**Work instructions**
Copy out the material below in full, but not its images.

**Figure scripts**

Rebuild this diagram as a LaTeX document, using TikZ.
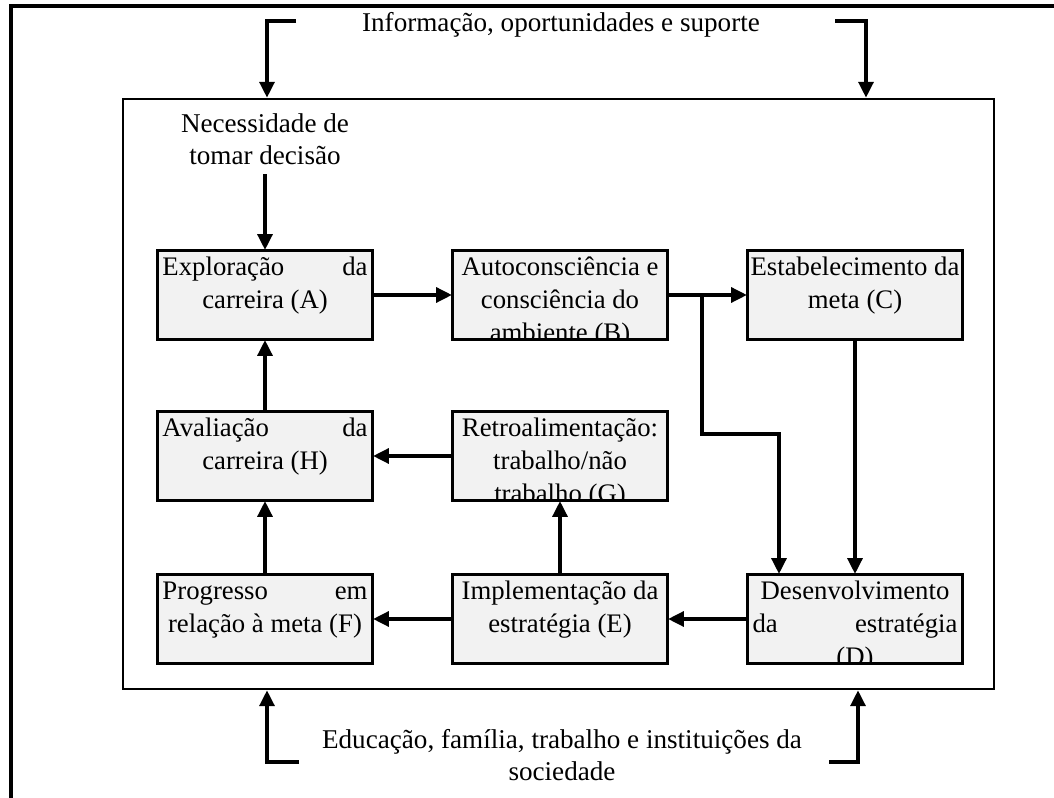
\documentclass[tikz,border=0pt]{standalone}
\usepackage{fontspec}
\setmainfont{Liberation Serif}
\usetikzlibrary{arrows.meta}

\definecolor{boxfill}{RGB}{242,242,242}

% a centred stack of lines whose baseline is the first line
\newcommand\linestack[1]{\begin{tabular}[t]{@{}c@{}}#1\end{tabular}}
% a line spread over the full text width of a stage box
\newcommand\spread[1]{\makebox[82pt][s]{#1}}

\begin{document}
\begin{tikzpicture}[x=0.4pt,y=-0.4pt,
  stagebox/.style={rectangle,draw,line width=0.9pt,fill=boxfill,
    minimum width=85.6pt,minimum height=35.2pt,inner sep=0pt},
  stageedge/.style={line width=0.9pt},
  boxtext/.style={inner sep=0pt,anchor=base,font=\fontsize{10.7}{13.2}\selectfont},
  outtext/.style={inner sep=0pt,anchor=base,font=\fontsize{10.85}{12.6}\selectfont},
  conn/.style={line width=1.25pt,-{Triangle[length=6.3pt,width=6pt]}},
  frameline/.style={line width=1.3pt},
]
\useasboundingbox (0,0) rectangle (1054,798);

% a stage: filled box, its text clipped to the box, border on top
\newcommand\stage[4]{%
  \node[stagebox] (#1) at (#2,#3) {};
  \begin{scope}
    \clip (#1.south west) rectangle (#1.north east);
    \node[boxtext] (#1-text) at ([yshift=-10.4pt]#1.north) {\linestack{#4}};
  \end{scope}
  \draw[stageedge] (#1.south west) rectangle (#1.north east);
}

% outer frame (top and left sides)
\draw[frameline] (11,798) -- (11,6) -- (1054,6);

% environment box
\node[draw,line width=1.1pt,minimum width=348.4pt,minimum height=236pt,inner sep=0pt]
  (env) at (558.5,394) {};

% stages
\stage{A}{265}{295}{\spread{Exploração da}\\ carreira (A)}
\stage{B}{560}{295}{Autoconsciência e\\ consciência do\\ ambiente (B)}
\stage{C}{855}{295}{Estabelecimento da\\ meta (C)}
\stage{H}{265}{456}{\spread{Avaliação da}\\ carreira (H)}
\stage{G}{560}{456}{Retroalimentação:\\ trabalho/não\\ trabalho (G)}
\stage{F}{265}{619}{\spread{Progresso em}\\ relação à meta (F)}
\stage{E}{560}{619}{Implementação da\\ estratégia (E)}
\stage{D}{855}{619}{Desenvolvimento\\ \spread{da estratégia}\\ (D)}

% texts
\node[outtext] (info) at (561,32) {Informação, oportunidades e suporte};
\node[outtext] (need) at (265,133) {\linestack{Necessidade de\\ tomar decisão}};
\node[outtext] (soc) at (562,749)
  {\linestack{Educação, família, trabalho e instituições da\\ sociedade}};

% influences from outside
\coordinate (infoL) at (296,21);
\coordinate (tlDrop) at (267,21);
\coordinate (infoR) at (835,21);
\coordinate (trDrop) at (866,21);
\coordinate (socL) at (299,762);
\coordinate (blRise) at (267,762);
\coordinate (socR) at (829,762);
\coordinate (brRise) at (858,762);
\draw[conn] (infoL) -- (tlDrop) -- (tlDrop |- env.north);
\draw[conn] (infoR) -- (trDrop) -- (trDrop |- env.north);
\draw[conn] (socL) -- (blRise) -- (blRise |- env.south);
\draw[conn] (socR) -- (brRise) -- (brRise |- env.south);

% process flow
\draw[conn] (need.south) -- (A.north);
\draw[conn] (A.east) -- (B.west);
\draw[conn] (B.east) -- (C.west);
\coordinate (split) at (702,295);
\coordinate (turn) at (779,434);
\draw[conn] (split) |- (turn) -- (turn |- D.north);
\draw[conn] (C.south) -- (D.north);
\draw[conn] (D.west) -- (E.east);
\draw[conn] (E.west) -- (F.east);
\draw[conn] (E.north) -- (G.south);
\draw[conn] (G.west) -- (H.east);
\draw[conn] (F.north) -- (H.south);
\draw[conn] (H.north) -- (A.south);
\end{tikzpicture}
\end{document}
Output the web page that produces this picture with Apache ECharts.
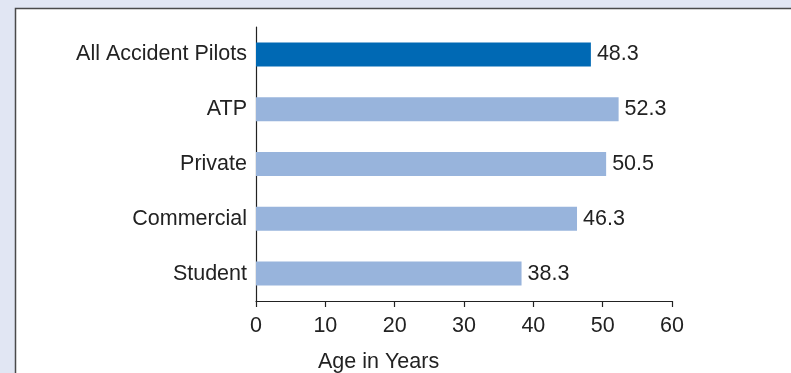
<!DOCTYPE html>
<html>
<head>
<meta charset="utf-8">
<script src="https://cdn.jsdelivr.net/npm/echarts@6/dist/echarts.min.js"></script>
<style>
html,body{margin:0;padding:0;background:#e1e6f3;}
#chart{width:791px;height:373px;}
</style>
</head>
<body>
<div id="chart"></div>
<script>
const categories = ["Student", "Commercial", "Private", "ATP", "All Accident Pilots"];
const values = [38.3, 46.3, 50.5, 52.3, 48.3];
const highlightCategory = "All Accident Pilots";
const xTicks = [0, 10, 20, 30, 40, 50, 60];
const axisTitle = "Age in Years";

const chart = echarts.init(document.getElementById('chart'), null, {renderer: 'canvas'});
const font = '"Liberation Sans", Arial, sans-serif';
const fs = 21.5;
chart.setOption({
  backgroundColor: '#e1e6f3',
  animation: false,
  graphic: [
    {type: 'rect', z: -10, shape: {x: 15.5, y: 8.5, width: 800, height: 400},
     style: {fill: '#ffffff', stroke: '#4a4a4a', lineWidth: 1.5}},
    {type: 'text', x: 318, y: 362,
     style: {text: axisTitle, font: fs + 'px ' + font, fill: '#222', textAlign: 'left', textVerticalAlign: 'middle'}}
  ],
  grid: {left: 256, right: 119, top: 27, bottom: 72, containLabel: false},
  xAxis: {
    type: 'value', min: xTicks[0], max: xTicks[xTicks.length - 1], interval: 10,
    axisLine: {show: true, lineStyle: {color: '#222', width: 1.2}},
    axisTick: {show: true, length: 6, lineStyle: {color: '#222', width: 1.2}},
    axisLabel: {color: '#222', fontSize: fs, fontFamily: font, margin: 14},
    splitLine: {show: false}
  },
  yAxis: {
    type: 'category', data: categories,
    axisLine: {show: true, lineStyle: {color: '#222', width: 1.2}},
    axisTick: {show: false},
    axisLabel: {color: '#222', fontSize: fs, fontFamily: font, margin: 9}
  },
  series: [{
    type: 'bar', barWidth: 24,
    data: values.map((v, i) => ({
      value: v,
      itemStyle: {color: categories[i] === highlightCategory ? '#0069b4' : '#98b4dc'}
    })),
    label: {show: true, position: 'right', distance: 6, color: '#222', fontSize: fs, fontFamily: font,
            formatter: p => p.value.toFixed(1)}
  }]
});
</script>
</body>
</html>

**Full solution**
Rebuild this diagram as a LaTeX document, using TikZ.
\documentclass[tikz,border=0pt]{standalone}
\usepackage{fontspec}
\setmainfont{Liberation Serif}
\usetikzlibrary{arrows.meta}

\definecolor{boxfill}{RGB}{242,242,242}

% a centred stack of lines whose baseline is the first line
\newcommand\linestack[1]{\begin{tabular}[t]{@{}c@{}}#1\end{tabular}}
% a line spread over the full text width of a stage box
\newcommand\spread[1]{\makebox[82pt][s]{#1}}

\begin{document}
\begin{tikzpicture}[x=0.4pt,y=-0.4pt,
  stagebox/.style={rectangle,draw,line width=0.9pt,fill=boxfill,
    minimum width=85.6pt,minimum height=35.2pt,inner sep=0pt},
  stageedge/.style={line width=0.9pt},
  boxtext/.style={inner sep=0pt,anchor=base,font=\fontsize{10.7}{13.2}\selectfont},
  outtext/.style={inner sep=0pt,anchor=base,font=\fontsize{10.85}{12.6}\selectfont},
  conn/.style={line width=1.25pt,-{Triangle[length=6.3pt,width=6pt]}},
  frameline/.style={line width=1.3pt},
]
\useasboundingbox (0,0) rectangle (1054,798);

% a stage: filled box, its text clipped to the box, border on top
\newcommand\stage[4]{%
  \node[stagebox] (#1) at (#2,#3) {};
  \begin{scope}
    \clip (#1.south west) rectangle (#1.north east);
    \node[boxtext] (#1-text) at ([yshift=-10.4pt]#1.north) {\linestack{#4}};
  \end{scope}
  \draw[stageedge] (#1.south west) rectangle (#1.north east);
}

% outer frame (top and left sides)
\draw[frameline] (11,798) -- (11,6) -- (1054,6);

% environment box
\node[draw,line width=1.1pt,minimum width=348.4pt,minimum height=236pt,inner sep=0pt]
  (env) at (558.5,394) {};

% stages
\stage{A}{265}{295}{\spread{Exploração da}\\ carreira (A)}
\stage{B}{560}{295}{Autoconsciência e\\ consciência do\\ ambiente (B)}
\stage{C}{855}{295}{Estabelecimento da\\ meta (C)}
\stage{H}{265}{456}{\spread{Avaliação da}\\ carreira (H)}
\stage{G}{560}{456}{Retroalimentação:\\ trabalho/não\\ trabalho (G)}
\stage{F}{265}{619}{\spread{Progresso em}\\ relação à meta (F)}
\stage{E}{560}{619}{Implementação da\\ estratégia (E)}
\stage{D}{855}{619}{Desenvolvimento\\ \spread{da estratégia}\\ (D)}

% texts
\node[outtext] (info) at (561,32) {Informação, oportunidades e suporte};
\node[outtext] (need) at (265,133) {\linestack{Necessidade de\\ tomar decisão}};
\node[outtext] (soc) at (562,749)
  {\linestack{Educação, família, trabalho e instituições da\\ sociedade}};

% influences from outside
\coordinate (infoL) at (296,21);
\coordinate (tlDrop) at (267,21);
\coordinate (infoR) at (835,21);
\coordinate (trDrop) at (866,21);
\coordinate (socL) at (299,762);
\coordinate (blRise) at (267,762);
\coordinate (socR) at (829,762);
\coordinate (brRise) at (858,762);
\draw[conn] (infoL) -- (tlDrop) -- (tlDrop |- env.north);
\draw[conn] (infoR) -- (trDrop) -- (trDrop |- env.north);
\draw[conn] (socL) -- (blRise) -- (blRise |- env.south);
\draw[conn] (socR) -- (brRise) -- (brRise |- env.south);

% process flow
\draw[conn] (need.south) -- (A.north);
\draw[conn] (A.east) -- (B.west);
\draw[conn] (B.east) -- (C.west);
\coordinate (split) at (702,295);
\coordinate (turn) at (779,434);
\draw[conn] (split) |- (turn) -- (turn |- D.north);
\draw[conn] (C.south) -- (D.north);
\draw[conn] (D.west) -- (E.east);
\draw[conn] (E.west) -- (F.east);
\draw[conn] (E.north) -- (G.south);
\draw[conn] (G.west) -- (H.east);
\draw[conn] (F.north) -- (H.south);
\draw[conn] (H.north) -- (A.south);
\end{tikzpicture}
\end{document}
Output the web page that produces this picture with Apache ECharts.
<!DOCTYPE html>
<html>
<head>
<meta charset="utf-8">
<script src="https://cdn.jsdelivr.net/npm/echarts@6/dist/echarts.min.js"></script>
<style>
html,body{margin:0;padding:0;background:#e1e6f3;}
#chart{width:791px;height:373px;}
</style>
</head>
<body>
<div id="chart"></div>
<script>
const categories = ["Student", "Commercial", "Private", "ATP", "All Accident Pilots"];
const values = [38.3, 46.3, 50.5, 52.3, 48.3];
const highlightCategory = "All Accident Pilots";
const xTicks = [0, 10, 20, 30, 40, 50, 60];
const axisTitle = "Age in Years";

const chart = echarts.init(document.getElementById('chart'), null, {renderer: 'canvas'});
const font = '"Liberation Sans", Arial, sans-serif';
const fs = 21.5;
chart.setOption({
  backgroundColor: '#e1e6f3',
  animation: false,
  graphic: [
    {type: 'rect', z: -10, shape: {x: 15.5, y: 8.5, width: 800, height: 400},
     style: {fill: '#ffffff', stroke: '#4a4a4a', lineWidth: 1.5}},
    {type: 'text', x: 318, y: 362,
     style: {text: axisTitle, font: fs + 'px ' + font, fill: '#222', textAlign: 'left', textVerticalAlign: 'middle'}}
  ],
  grid: {left: 256, right: 119, top: 27, bottom: 72, containLabel: false},
  xAxis: {
    type: 'value', min: xTicks[0], max: xTicks[xTicks.length - 1], interval: 10,
    axisLine: {show: true, lineStyle: {color: '#222', width: 1.2}},
    axisTick: {show: true, length: 6, lineStyle: {color: '#222', width: 1.2}},
    axisLabel: {color: '#222', fontSize: fs, fontFamily: font, margin: 14},
    splitLine: {show: false}
  },
  yAxis: {
    type: 'category', data: categories,
    axisLine: {show: true, lineStyle: {color: '#222', width: 1.2}},
    axisTick: {show: false},
    axisLabel: {color: '#222', fontSize: fs, fontFamily: font, margin: 9}
  },
  series: [{
    type: 'bar', barWidth: 24,
    data: values.map((v, i) => ({
      value: v,
      itemStyle: {color: categories[i] === highlightCategory ? '#0069b4' : '#98b4dc'}
    })),
    label: {show: true, position: 'right', distance: 6, color: '#222', fontSize: fs, fontFamily: font,
            formatter: p => p.value.toFixed(1)}
  }]
});
</script>
</body>
</html>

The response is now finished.